Everton were making more of the running as the hour came up, Jelavic going close in the 62nd and 68th minutes, but Sunderland held firm.
The Wearsiders began to sit deeper, trying to see the game out, but their plans may have been undone if not for a moment of brilliance from Mignolet in the 87th minute.
Leighton Baines’s corner was met by Jonny Heitinga, whose looping header seemed to head goalward in slow motion.
Mignolet somehow managed to finger-tip the ball away, but only as far as the lurking Jelavic. The Everton man tried to squeeze the ball into the net, but Mignolet was there again to make a superb block.

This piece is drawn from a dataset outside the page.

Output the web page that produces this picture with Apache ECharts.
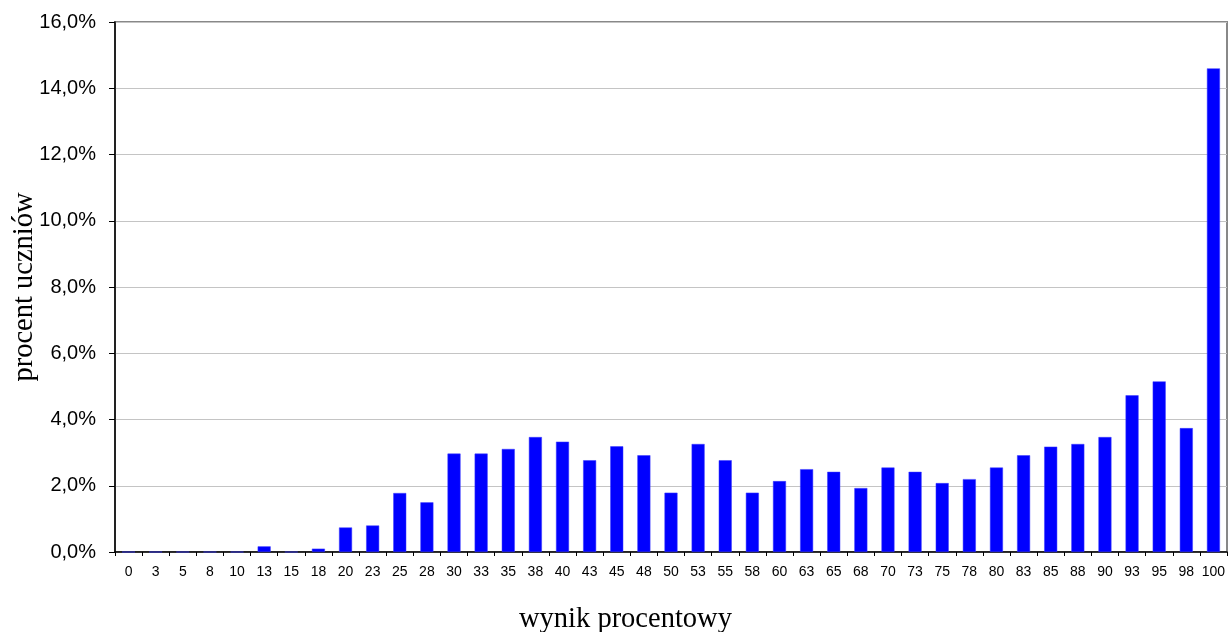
<!DOCTYPE html>
<html>
<head>
<meta charset="utf-8">
<title>wynik procentowy</title>
<script src="https://cdn.jsdelivr.net/npm/echarts@6/dist/echarts.min.js"></script>
<style>
  html, body { margin: 0; padding: 0; background: #fff; }
  #chart { width: 1229px; height: 632px; }
</style>
</head>
<body>
<div id="chart"></div>
<script>
// wynik procentowy (kategorie osi X)
const wyniki = ['0', '3', '5', '8', '10', '13', '15', '18', '20', '23', '25', '28', '30', '33', '35', '38', '40',
  '43', '45', '48', '50', '53', '55', '58', '60', '63', '65', '68', '70', '73', '75', '78', '80', '83', '85',
  '88', '90', '93', '95', '98', '100']
// procent uczniów
const procentUczniow = [0, 0, 0, 0, 0, 0.17, 0, 0.10, 0.74, 0.80, 1.78, 1.50, 2.97, 2.97, 3.11, 3.47, 3.33,
  2.77, 3.19, 2.92, 1.79, 3.26, 2.77, 1.79, 2.14, 2.50, 2.42, 1.93, 2.55, 2.42, 2.08, 2.20, 2.55, 2.92, 3.18,
  3.26, 3.47, 4.73, 5.15, 3.74, 14.60]
// oś Y
const yMin = 0
const yMax = 16
const yStep = 2

const chartDom = echarts.init(document.getElementById('chart'), null, { renderer: 'canvas' })

const option = {
  animation: false,
  backgroundColor: '#fff',
  title: {
    text: 'wynik procentowy',
    left: 514,
    top: 600,
    textStyle: {
      fontFamily: 'Liberation Serif',
      fontSize: 28.5,
      fontWeight: 'normal',
      color: '#000'
    }
  },
  grid: {
    left: 115,
    right: 2,
    top: 22,
    bottom: 80,
    outerBoundsMode: 'none',
    containLabel: false,
    show: true,
    borderColor: '#888',
    borderWidth: 2
  },
  xAxis: {
    type: 'category',
    data: wyniki,
    boundaryGap: true,
    axisLine: { show: true, lineStyle: { color: '#000', width: 1.5 } },
    axisTick: { show: true, length: 4, lineStyle: { color: '#000' } },
    axisLabel: {
      interval: 0,
      margin: 13,
      color: '#000',
      fontFamily: 'Liberation Sans',
      fontSize: 14
    },
    splitLine: { show: false }
  },
  yAxis: {
    type: 'value',
    min: yMin,
    max: yMax,
    interval: yStep,
    name: 'procent uczniów',
    nameLocation: 'middle',
    nameGap: 76,
    nameMoveOverlap: false,
    nameTextStyle: {
      fontFamily: 'Liberation Serif',
      fontSize: 28.5,
      color: '#000'
    },
    axisLine: { show: true, lineStyle: { color: '#000', width: 1.5 } },
    axisTick: { show: true, length: 6, lineStyle: { color: '#000' } },
    axisLabel: {
      margin: 19,
      color: '#000',
      fontFamily: 'Liberation Sans',
      fontSize: 20,
      formatter: v => v.toFixed(1).replace('.', ',') + '%'
    },
    splitLine: { show: true, lineStyle: { color: '#c4c4c4', width: 1 } }
  },
  series: [
    {
      type: 'bar',
      data: procentUczniow,
      barWidth: 13,
      itemStyle: {
        color: '#0000ff',
        borderColor: '#3a3aff',
        borderWidth: 0.5
      }
    }
  ]
}

chartDom.setOption(option)
</script>
</body>
</html>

And that was that, honours even.
The two sides will now do it all again at the Stadium of Light next week, and this time Sunderland will have home advantage and Stephane Sessegnon and Lee Cattermole back.
SUNDERLAND: Mignolet 8, Bardsley 7, O’SHEA 8, Turner 7, Bridge 5, Larsson 6, Gardner 6, Colback 8, McClean 6, Campbell 5 (Vaughan 73, 5), Bendtner 6. Subs not used: Gordon, Kilgallon, Kyrgiakos, Meyler, Elmohamady, Wickham.
EVERTON: Howard, Neville, Heitinga, Distin, Baines, Coleman (Gueye 72), Osman, Fellaini, Drenthe (Stracqualursi 84), Cahill, Jelavic. Subs not used: Hahnemann, Hibbert, Jagielka, McFadden, Anichebe.
HIGHLIGHT: Simon Mignolet’s double save at the death was a special moment.
LOWLIGHT: For Sunderland fans it was the sight of Tim Cahill leaping to head another goal against their side.
MAN OF THE MATCH: O’Shea
Goals: Bardsley12, Cahill 23
Bookings: Neville 9, Bendtner 28, Heitinga 30, Distin 67, Turner 69.